____ Data to process
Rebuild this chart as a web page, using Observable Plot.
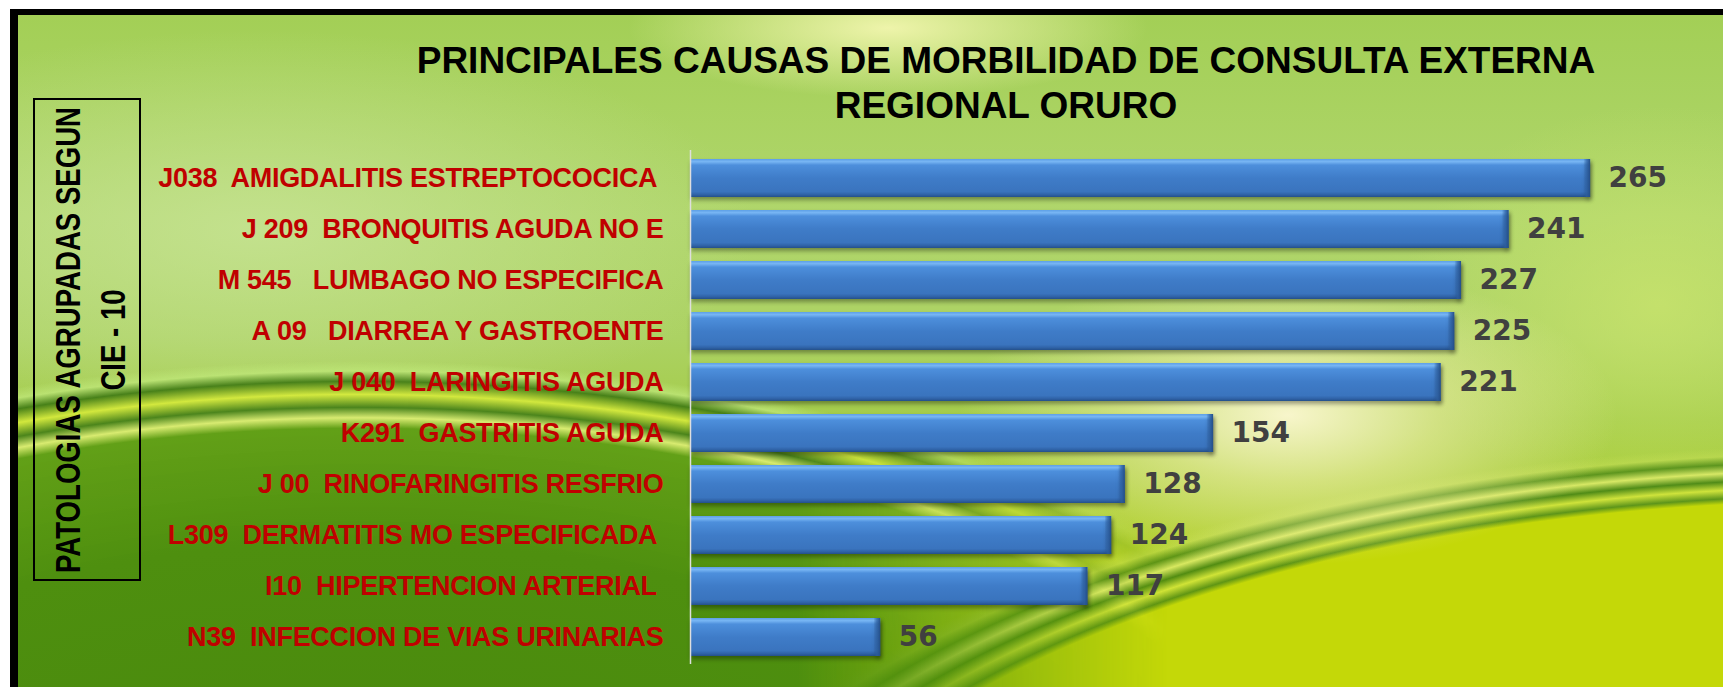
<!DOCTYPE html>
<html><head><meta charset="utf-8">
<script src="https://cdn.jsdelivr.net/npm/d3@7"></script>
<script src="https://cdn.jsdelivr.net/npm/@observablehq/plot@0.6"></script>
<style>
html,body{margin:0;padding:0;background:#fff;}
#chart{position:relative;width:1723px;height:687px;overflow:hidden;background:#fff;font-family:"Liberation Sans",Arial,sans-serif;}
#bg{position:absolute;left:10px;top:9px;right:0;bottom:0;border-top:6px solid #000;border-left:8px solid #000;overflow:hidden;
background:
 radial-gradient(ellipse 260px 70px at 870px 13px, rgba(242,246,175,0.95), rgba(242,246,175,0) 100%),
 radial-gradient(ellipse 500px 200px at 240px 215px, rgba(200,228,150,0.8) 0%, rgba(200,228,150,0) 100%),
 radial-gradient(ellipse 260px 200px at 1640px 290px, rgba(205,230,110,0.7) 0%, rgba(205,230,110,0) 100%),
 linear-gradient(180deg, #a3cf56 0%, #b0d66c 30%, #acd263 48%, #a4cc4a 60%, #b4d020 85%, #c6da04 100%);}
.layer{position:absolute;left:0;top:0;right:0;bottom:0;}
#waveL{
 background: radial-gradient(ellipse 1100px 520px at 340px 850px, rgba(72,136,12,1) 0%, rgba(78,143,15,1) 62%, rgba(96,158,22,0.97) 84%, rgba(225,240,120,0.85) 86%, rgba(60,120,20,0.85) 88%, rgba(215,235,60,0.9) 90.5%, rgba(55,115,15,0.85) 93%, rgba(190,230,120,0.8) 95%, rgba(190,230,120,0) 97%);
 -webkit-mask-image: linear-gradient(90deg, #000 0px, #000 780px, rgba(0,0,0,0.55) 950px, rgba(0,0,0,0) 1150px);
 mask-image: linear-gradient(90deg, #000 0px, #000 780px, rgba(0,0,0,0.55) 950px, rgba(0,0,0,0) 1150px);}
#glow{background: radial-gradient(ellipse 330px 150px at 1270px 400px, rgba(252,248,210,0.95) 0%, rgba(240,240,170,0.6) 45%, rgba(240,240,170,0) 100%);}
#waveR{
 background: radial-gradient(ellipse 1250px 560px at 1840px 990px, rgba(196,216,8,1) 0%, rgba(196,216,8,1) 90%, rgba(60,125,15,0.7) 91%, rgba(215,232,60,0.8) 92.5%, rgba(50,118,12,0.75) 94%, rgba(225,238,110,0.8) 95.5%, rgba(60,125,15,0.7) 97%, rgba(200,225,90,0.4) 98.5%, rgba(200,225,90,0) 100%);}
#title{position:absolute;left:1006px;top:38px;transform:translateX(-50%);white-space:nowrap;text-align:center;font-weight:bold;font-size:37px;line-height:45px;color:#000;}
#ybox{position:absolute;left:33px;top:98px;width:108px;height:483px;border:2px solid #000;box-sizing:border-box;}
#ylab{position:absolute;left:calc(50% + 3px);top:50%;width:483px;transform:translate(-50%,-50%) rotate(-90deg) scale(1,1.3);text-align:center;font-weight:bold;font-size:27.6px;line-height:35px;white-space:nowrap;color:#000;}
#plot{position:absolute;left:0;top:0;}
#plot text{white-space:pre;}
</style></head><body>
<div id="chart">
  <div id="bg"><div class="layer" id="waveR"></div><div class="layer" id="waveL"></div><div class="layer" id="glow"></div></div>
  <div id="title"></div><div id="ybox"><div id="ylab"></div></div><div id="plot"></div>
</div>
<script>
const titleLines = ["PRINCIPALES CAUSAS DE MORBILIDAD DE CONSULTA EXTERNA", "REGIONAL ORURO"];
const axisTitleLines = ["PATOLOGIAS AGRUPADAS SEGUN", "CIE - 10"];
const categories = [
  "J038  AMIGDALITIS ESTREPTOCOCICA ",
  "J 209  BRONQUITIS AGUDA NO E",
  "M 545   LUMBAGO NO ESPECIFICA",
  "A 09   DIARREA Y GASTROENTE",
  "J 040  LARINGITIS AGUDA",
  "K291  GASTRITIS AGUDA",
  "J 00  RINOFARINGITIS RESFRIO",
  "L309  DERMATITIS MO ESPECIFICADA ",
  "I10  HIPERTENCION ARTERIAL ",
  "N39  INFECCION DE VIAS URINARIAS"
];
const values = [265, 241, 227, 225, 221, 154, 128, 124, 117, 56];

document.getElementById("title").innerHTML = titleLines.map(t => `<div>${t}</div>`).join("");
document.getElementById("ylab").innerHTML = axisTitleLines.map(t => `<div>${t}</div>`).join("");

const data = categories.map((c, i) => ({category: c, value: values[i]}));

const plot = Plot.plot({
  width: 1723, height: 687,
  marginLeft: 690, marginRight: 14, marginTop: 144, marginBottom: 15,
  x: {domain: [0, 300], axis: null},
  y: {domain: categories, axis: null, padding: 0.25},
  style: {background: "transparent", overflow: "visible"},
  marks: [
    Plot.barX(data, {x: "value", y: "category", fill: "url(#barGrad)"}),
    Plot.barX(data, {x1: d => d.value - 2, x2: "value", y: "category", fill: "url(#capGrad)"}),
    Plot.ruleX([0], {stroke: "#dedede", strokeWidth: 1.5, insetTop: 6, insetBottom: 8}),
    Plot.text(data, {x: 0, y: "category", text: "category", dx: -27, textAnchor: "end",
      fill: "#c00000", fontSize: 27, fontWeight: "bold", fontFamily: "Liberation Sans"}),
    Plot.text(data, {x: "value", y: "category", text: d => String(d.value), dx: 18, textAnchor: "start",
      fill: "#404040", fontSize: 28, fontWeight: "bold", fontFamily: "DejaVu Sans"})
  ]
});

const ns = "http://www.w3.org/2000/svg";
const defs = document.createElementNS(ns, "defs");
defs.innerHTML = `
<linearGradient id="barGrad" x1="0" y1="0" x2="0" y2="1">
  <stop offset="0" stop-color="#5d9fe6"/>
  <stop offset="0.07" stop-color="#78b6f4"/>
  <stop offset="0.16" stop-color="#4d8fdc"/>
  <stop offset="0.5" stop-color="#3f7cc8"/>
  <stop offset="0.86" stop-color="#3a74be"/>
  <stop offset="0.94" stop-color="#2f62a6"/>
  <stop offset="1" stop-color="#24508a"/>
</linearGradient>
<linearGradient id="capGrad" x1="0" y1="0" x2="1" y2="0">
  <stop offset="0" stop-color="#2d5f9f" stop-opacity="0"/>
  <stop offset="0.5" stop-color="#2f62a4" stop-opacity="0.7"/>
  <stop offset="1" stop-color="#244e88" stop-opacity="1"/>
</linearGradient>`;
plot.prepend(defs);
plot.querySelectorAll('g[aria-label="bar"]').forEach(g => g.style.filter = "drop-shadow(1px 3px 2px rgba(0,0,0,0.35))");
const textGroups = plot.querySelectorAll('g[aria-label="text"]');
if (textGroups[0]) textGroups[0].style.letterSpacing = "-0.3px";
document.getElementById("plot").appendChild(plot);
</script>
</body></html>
________
____ Data to process
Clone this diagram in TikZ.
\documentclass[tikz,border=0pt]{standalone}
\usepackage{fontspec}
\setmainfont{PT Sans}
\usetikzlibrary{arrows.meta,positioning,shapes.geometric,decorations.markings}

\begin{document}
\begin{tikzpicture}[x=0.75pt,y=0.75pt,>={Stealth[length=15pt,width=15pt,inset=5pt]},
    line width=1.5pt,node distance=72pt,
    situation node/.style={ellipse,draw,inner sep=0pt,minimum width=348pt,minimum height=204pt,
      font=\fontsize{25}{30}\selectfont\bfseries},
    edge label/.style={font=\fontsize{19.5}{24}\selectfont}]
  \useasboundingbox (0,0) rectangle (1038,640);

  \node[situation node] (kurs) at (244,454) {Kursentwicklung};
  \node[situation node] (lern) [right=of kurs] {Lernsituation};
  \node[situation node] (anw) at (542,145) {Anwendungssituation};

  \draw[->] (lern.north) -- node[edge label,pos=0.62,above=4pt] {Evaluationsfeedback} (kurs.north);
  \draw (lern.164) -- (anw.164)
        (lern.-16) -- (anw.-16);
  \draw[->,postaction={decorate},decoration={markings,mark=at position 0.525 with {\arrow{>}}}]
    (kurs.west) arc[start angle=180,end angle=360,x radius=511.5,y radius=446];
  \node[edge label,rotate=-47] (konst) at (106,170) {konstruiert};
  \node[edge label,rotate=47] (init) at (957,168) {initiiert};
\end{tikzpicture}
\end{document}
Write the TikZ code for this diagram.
________
____ Data to process
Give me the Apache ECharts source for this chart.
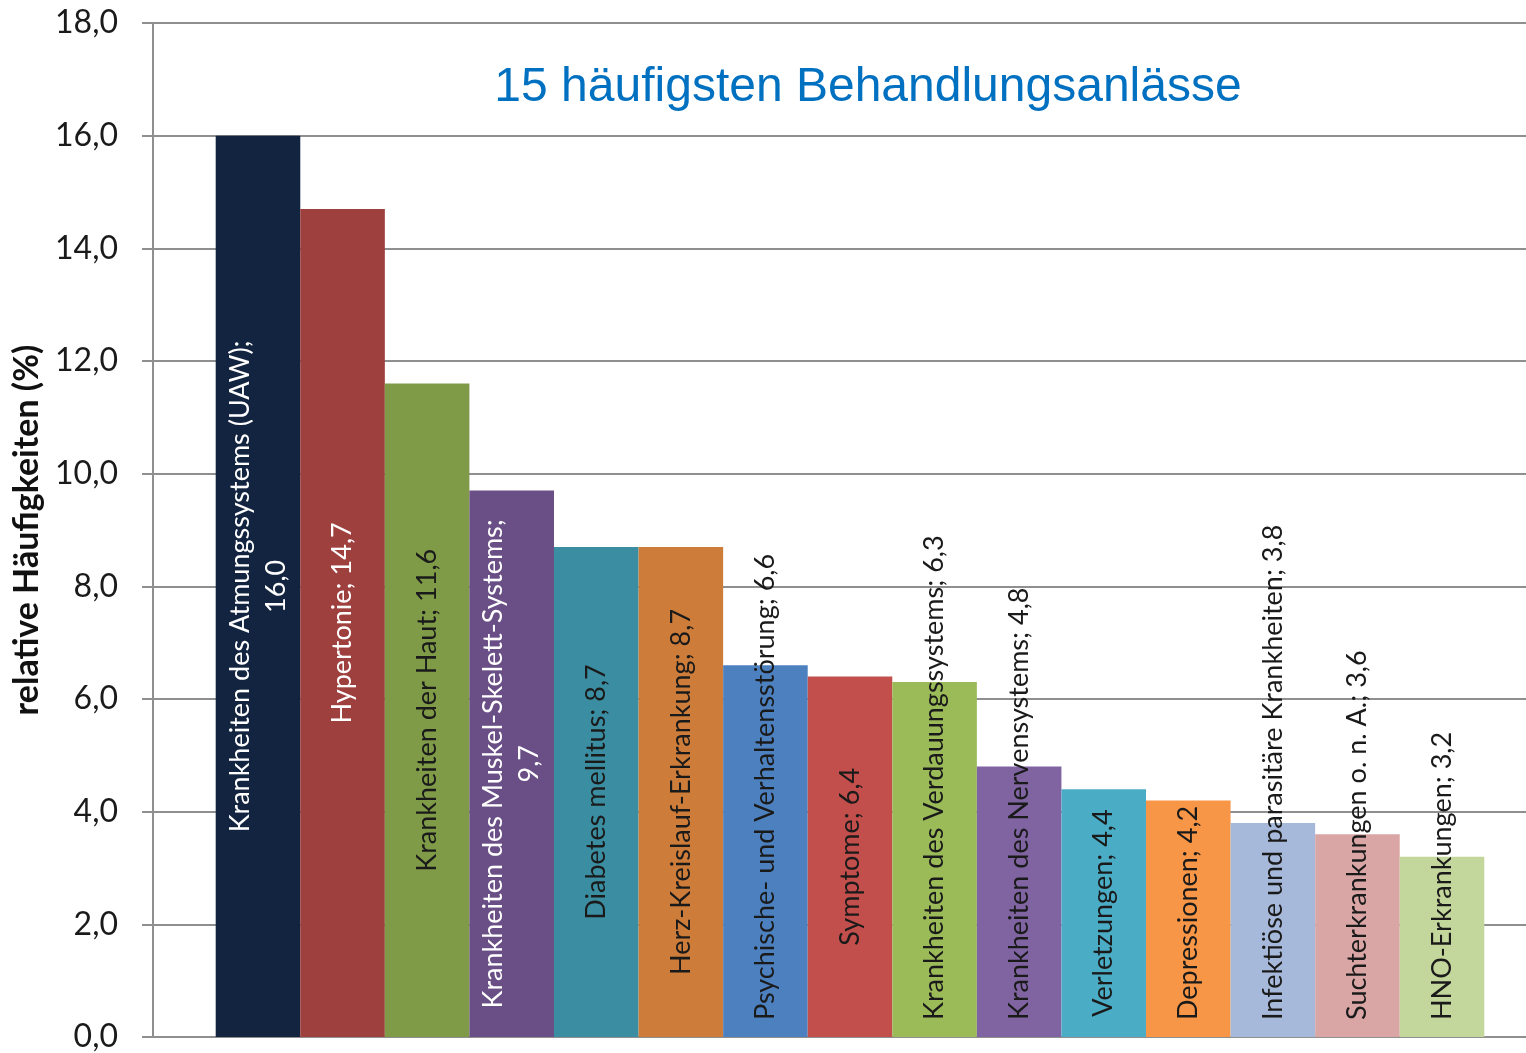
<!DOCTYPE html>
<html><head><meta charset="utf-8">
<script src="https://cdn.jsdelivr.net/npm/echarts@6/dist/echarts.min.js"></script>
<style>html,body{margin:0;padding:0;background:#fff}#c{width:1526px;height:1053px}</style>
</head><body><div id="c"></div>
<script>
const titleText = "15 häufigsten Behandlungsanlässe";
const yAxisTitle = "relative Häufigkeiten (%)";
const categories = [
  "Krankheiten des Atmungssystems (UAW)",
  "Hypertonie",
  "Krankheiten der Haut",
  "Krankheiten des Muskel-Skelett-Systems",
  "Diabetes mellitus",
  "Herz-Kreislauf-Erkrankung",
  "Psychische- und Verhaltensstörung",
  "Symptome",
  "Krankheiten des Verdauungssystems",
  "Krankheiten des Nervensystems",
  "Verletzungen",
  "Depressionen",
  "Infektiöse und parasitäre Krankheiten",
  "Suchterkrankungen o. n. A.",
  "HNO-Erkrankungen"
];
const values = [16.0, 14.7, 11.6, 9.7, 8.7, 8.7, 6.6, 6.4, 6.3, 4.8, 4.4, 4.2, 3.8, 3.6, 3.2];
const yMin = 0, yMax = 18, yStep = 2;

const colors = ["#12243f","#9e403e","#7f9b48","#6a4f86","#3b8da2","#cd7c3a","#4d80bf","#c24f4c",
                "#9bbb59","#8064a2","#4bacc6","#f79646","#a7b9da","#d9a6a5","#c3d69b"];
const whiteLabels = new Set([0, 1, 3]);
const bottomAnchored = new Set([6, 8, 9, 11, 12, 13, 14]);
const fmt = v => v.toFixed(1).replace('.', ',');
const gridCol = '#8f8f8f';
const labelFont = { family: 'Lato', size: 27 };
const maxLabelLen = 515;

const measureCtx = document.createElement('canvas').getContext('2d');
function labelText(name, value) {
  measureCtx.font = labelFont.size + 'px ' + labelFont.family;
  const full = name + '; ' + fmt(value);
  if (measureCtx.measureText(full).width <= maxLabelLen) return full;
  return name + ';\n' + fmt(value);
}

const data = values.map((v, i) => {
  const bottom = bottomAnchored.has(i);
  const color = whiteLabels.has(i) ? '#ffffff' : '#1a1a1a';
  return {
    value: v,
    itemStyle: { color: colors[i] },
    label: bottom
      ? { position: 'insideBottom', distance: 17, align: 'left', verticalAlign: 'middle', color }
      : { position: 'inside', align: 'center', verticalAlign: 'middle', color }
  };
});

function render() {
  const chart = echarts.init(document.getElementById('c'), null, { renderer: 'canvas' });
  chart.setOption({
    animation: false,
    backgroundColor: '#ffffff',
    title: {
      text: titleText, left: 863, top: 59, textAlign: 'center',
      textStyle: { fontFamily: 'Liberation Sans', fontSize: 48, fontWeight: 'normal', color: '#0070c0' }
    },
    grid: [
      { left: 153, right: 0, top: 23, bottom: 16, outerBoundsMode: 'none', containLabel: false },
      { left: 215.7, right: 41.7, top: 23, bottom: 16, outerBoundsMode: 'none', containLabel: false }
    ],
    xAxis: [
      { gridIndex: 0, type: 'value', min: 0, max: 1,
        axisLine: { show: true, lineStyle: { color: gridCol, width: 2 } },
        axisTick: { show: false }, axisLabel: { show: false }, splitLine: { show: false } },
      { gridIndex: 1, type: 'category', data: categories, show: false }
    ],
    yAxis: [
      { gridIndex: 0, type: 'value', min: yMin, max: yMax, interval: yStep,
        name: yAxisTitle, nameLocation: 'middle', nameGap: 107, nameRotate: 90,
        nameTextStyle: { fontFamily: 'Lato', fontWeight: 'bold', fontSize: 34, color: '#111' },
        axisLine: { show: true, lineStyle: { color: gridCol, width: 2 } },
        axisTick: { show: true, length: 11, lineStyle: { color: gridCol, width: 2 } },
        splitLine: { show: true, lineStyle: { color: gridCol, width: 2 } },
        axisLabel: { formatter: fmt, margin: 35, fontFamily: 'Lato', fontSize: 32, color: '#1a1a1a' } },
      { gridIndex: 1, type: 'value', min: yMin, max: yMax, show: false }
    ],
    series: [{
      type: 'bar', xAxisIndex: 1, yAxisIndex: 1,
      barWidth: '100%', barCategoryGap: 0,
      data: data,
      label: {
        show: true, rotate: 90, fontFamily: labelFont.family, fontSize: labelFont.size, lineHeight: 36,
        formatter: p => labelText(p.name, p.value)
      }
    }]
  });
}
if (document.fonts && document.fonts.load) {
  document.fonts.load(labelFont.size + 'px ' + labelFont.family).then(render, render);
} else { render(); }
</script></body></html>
________
Set problem »
Set down, word for word, the lines from the one holding "Give me the" through the one holding "const maxLabelLen = 515;". Skip the pictures.

Exercise response »
Give me the Apache ECharts source for this chart.
<!DOCTYPE html>
<html><head><meta charset="utf-8">
<script src="https://cdn.jsdelivr.net/npm/echarts@6/dist/echarts.min.js"></script>
<style>html,body{margin:0;padding:0;background:#fff}#c{width:1526px;height:1053px}</style>
</head><body><div id="c"></div>
<script>
const titleText = "15 häufigsten Behandlungsanlässe";
const yAxisTitle = "relative Häufigkeiten (%)";
const categories = [
  "Krankheiten des Atmungssystems (UAW)",
  "Hypertonie",
  "Krankheiten der Haut",
  "Krankheiten des Muskel-Skelett-Systems",
  "Diabetes mellitus",
  "Herz-Kreislauf-Erkrankung",
  "Psychische- und Verhaltensstörung",
  "Symptome",
  "Krankheiten des Verdauungssystems",
  "Krankheiten des Nervensystems",
  "Verletzungen",
  "Depressionen",
  "Infektiöse und parasitäre Krankheiten",
  "Suchterkrankungen o. n. A.",
  "HNO-Erkrankungen"
];
const values = [16.0, 14.7, 11.6, 9.7, 8.7, 8.7, 6.6, 6.4, 6.3, 4.8, 4.4, 4.2, 3.8, 3.6, 3.2];
const yMin = 0, yMax = 18, yStep = 2;

const colors = ["#12243f","#9e403e","#7f9b48","#6a4f86","#3b8da2","#cd7c3a","#4d80bf","#c24f4c",
                "#9bbb59","#8064a2","#4bacc6","#f79646","#a7b9da","#d9a6a5","#c3d69b"];
const whiteLabels = new Set([0, 1, 3]);
const bottomAnchored = new Set([6, 8, 9, 11, 12, 13, 14]);
const fmt = v => v.toFixed(1).replace('.', ',');
const gridCol = '#8f8f8f';
const labelFont = { family: 'Lato', size: 27 };
const maxLabelLen = 515;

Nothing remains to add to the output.